Industrialization and Westward Expansion Essay

October 14, 2020 by Essay Writer

Promotion of Westward Expansion

The US government facilitated westward expansion through the use of education, assimilation and conversion of the people they encountered to Christianity. At the time, democrats championed the need for agricultural expansion in the West. Planters wanted to grow cotton and supply booming markets around the world. This could only be undertaken through the acquisition of more land and the availability of labor, which was provided by the slaves. The cotton kingdom continued to grow as the US anticipated for world dominion in the name of optimistic nationalism.

Westward expansion was promoted through the support for transportation improvements, acquisition of cheap land and protection of Americans from the native Indians (Norton et al. 342). Westward expansion saw the United States grow through purchases and treaties. Expeditions by people like Lewis and Clark provided information on the state of the West which eventually fuelled possibilities of expanding to the Pacific Ocean. This, however, led to the suffering of the native Indians.

Railroads and Industrialization

Industrialization refers to the rapid change in sectors of agriculture, manufacturing, transportation and mining which virtually transformed most facets of the society (Ferrante 10). Industrialization in the United States was accelerated due to a variety of factors including railroads (Martin 231). These included presence of a peaceful and stable political climate as well as the availability of labor which provided industries with an abundant supply for exploitation. Furthermore, the railroads facilitated movement of people and immigrants, who provided labor, from the remote areas to factories.

Industrialization was fuelled by the development and expansion of the nation’s railway systems which was accelerated by availability of steel used to make the tracks as well as build the locomotives. Due to the development of the railway system, manufactured goods and raw materials could easily be transported, especially finished goods which needed a cheap mode of transport to different markets.

Societal Benefits

The society greatly benefited from the wave of industrialization. The development of the railway system eased transportation. Initially people relied on walking and riding horses to various parts which was often slow and tiresome. Industrialization provided many people with job opportunities where they could earn a living and improve their living standards. This included access better housing. The factories provided opportunities for immigrants in many cities and towns where they could earn wages.

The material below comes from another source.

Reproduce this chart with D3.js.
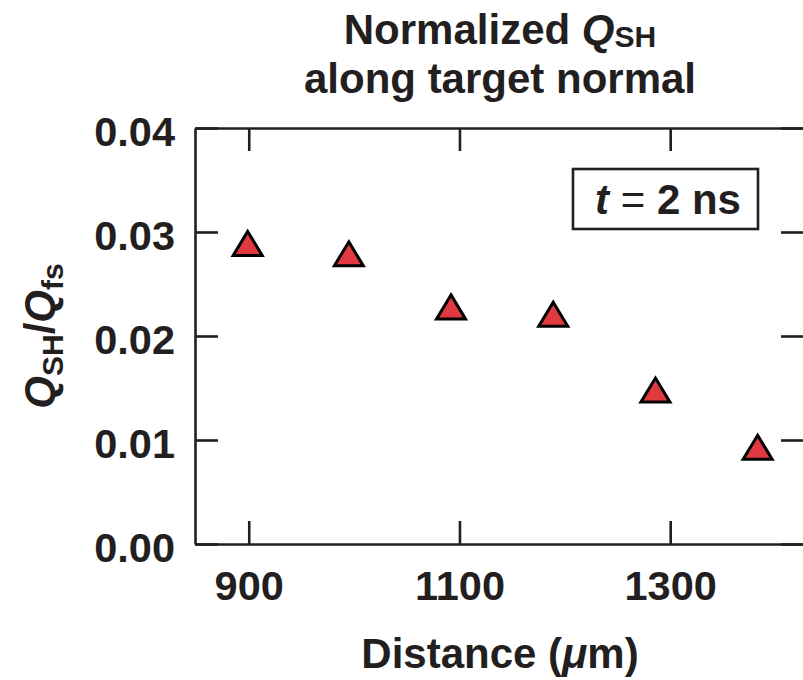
<!DOCTYPE html>
<html>
<head>
<meta charset="utf-8">
<script src="https://cdn.jsdelivr.net/npm/d3@7"></script>
<style>
  html, body { margin: 0; padding: 0; background: #fff; overflow: hidden; }
  svg { display: block; }
  text { font-family: "Liberation Sans", Arial, Helvetica, sans-serif; font-weight: bold; fill: #231f20; }
</style>
</head>
<body>
<svg id="chart" width="803" height="680"></svg>
<script>
// Distance from target (µm) and normalized heat flux Q_SH/Q_fs
const distance = [899, 995, 1092, 1189, 1286, 1383];
const qRatio   = [0.0289, 0.0279, 0.0228, 0.0221, 0.0148, 0.0093];
const xTicks = [900, 1100, 1300];
const yTicks = [0, 0.01, 0.02, 0.03, 0.04];
const xDomain = [849, 1427];
const yDomain = [0, 0.04];

const W = 803, H = 680;
const margin = { left: 195, right: -1, top: 128, bottom: 136 };
const svg = d3.select("#chart");
const ink = "#231f20";

const x = d3.scaleLinear().domain(xDomain).range([margin.left, W - margin.right]);
const y = d3.scaleLinear().domain(yDomain).range([H - margin.bottom, margin.top]);

const tickLen = 23;

// Axes: ticks point inward on all four sides
const xBottom = svg.append("g").attr("transform", `translate(0,${y(0)})`)
  .call(d3.axisBottom(x).tickValues(xTicks).tickSizeInner(-tickLen).tickSizeOuter(0)
    .tickFormat(d3.format("d")).tickPadding(27));
const xTop = svg.append("g").attr("transform", `translate(0,${y(yDomain[1])})`)
  .call(d3.axisTop(x).tickValues(xTicks).tickSizeInner(-tickLen).tickSizeOuter(0).tickFormat(""));
const yLeft = svg.append("g").attr("transform", `translate(${x(xDomain[0])},0)`)
  .call(d3.axisLeft(y).tickValues(yTicks).tickSizeInner(-tickLen).tickSizeOuter(0)
    .tickFormat(d3.format(".2f")).tickPadding(20));
const yRight = svg.append("g").attr("transform", `translate(${x(xDomain[1])},0)`)
  .call(d3.axisRight(y).tickValues(yTicks).tickSizeInner(-tickLen).tickSizeOuter(0).tickFormat(""));

[xBottom, xTop, yLeft, yRight].forEach(g => {
  g.select(".domain").attr("stroke", ink).attr("stroke-width", 2.6);
  g.selectAll(".tick line").attr("stroke", ink).attr("stroke-width", 2.6);
  g.selectAll(".tick text").attr("font-size", 41.5).attr("font-family", null).attr("fill", ink);
});
yLeft.selectAll(".tick text").attr("dy", "0.42em");

// Triangle markers centred on each data point
const tw = 29, th = 24;
svg.append("g").selectAll("path").data(distance).join("path")
  .attr("d", (d, i) => {
    const cx = x(d), cy = y(qRatio[i]);
    return `M${cx},${cy - th / 2}L${cx + tw / 2},${cy + th / 2}L${cx - tw / 2},${cy + th / 2}Z`;
  })
  .attr("fill", "#e03a40").attr("stroke", "#000").attr("stroke-width", 3).attr("stroke-linejoin", "miter");

// Two-line title
const title = svg.append("text").attr("x", 500).attr("y", 44).attr("text-anchor", "middle").attr("font-size", 42);
title.append("tspan").text("Normalized ");
title.append("tspan").attr("font-style", "italic").text("Q");
title.append("tspan").attr("font-size", 30).attr("dy", 3).text("SH");
svg.append("text").attr("x", 500).attr("y", 93).attr("text-anchor", "middle").attr("font-size", 42)
  .text("along target normal");

// X axis title
const xt = svg.append("text").attr("x", 500).attr("y", 668).attr("text-anchor", "middle").attr("font-size", 42);
xt.append("tspan").text("Distance (");
xt.append("tspan").attr("font-style", "italic").text("\u03bc");
xt.append("tspan").text("m)");

// Y axis title
const yt = svg.append("text").attr("transform", "translate(54,336) rotate(-90)")
  .attr("text-anchor", "middle").attr("font-size", 42);
yt.append("tspan").attr("font-style", "italic").text("Q");
yt.append("tspan").attr("font-size", 30).attr("dy", 9).text("SH");
yt.append("tspan").attr("dy", -9).text("/");
yt.append("tspan").attr("font-style", "italic").text("Q");
yt.append("tspan").attr("font-size", 30).attr("dy", 9).text("fs");

// Time label box
const box = svg.append("g");
box.append("rect").attr("x", 573).attr("y", 169).attr("width", 185).attr("height", 60)
  .attr("fill", "#fff").attr("stroke", ink).attr("stroke-width", 2.6);
const tl = box.append("text").attr("x", 668).attr("y", 214).attr("text-anchor", "middle").attr("font-size", 42);
tl.append("tspan").attr("font-style", "italic").text("t");
tl.append("tspan").text(" ");
tl.append("tspan").attr("font-weight", "normal").text("=");
tl.append("tspan").text(" 2 ns");
</script>
</body>
</html>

Industrialization made consumer products readily available to people of all walks of life, including low and middle income earners. This implied that items previously considered as luxurious could be accessible. This was attributed to reduction of costs in the manufacturing process as raw materials and transportation was easily acquired by the industries. People could access finished goods and agricultural produce easily due to eased transportation provided by the railway systems. Furthermore, population generally witnessed an increase as food was readily available.

Conclusion

In conclusion, the society indeed greatly benefited from industrialization. However, several challenges emerged which posed as threats to the society. The most notable was the level of environmental degradation that occurred as a result of pollution from factories1. More so, the presence of factories led to increased child labor, unsanitary or unsafe working conditions and subsequently placed a strain on amenities like water.

Works Cited

Ferrante, Joan. Sociology: A Global Perspective Enhanced, California, Cengage Learning, 2009, Print.

Martin, Peggy. Kaplan SAT Subject Test: World History 2009-2010 Edition, New York: Kaplan Publishing, 2009. Print.

Norton, Mary, Carol Sheriff, David Katzman, David Blight and Howard Chudacoff. A People and a Nation: A History of the United States, Boston: Cengage Learning, 2008. Print.

Footnotes

1 The air, water and land were immensely polluted and due to the increased activities in the industries, the adverse effects will continually be felt (Martin 233).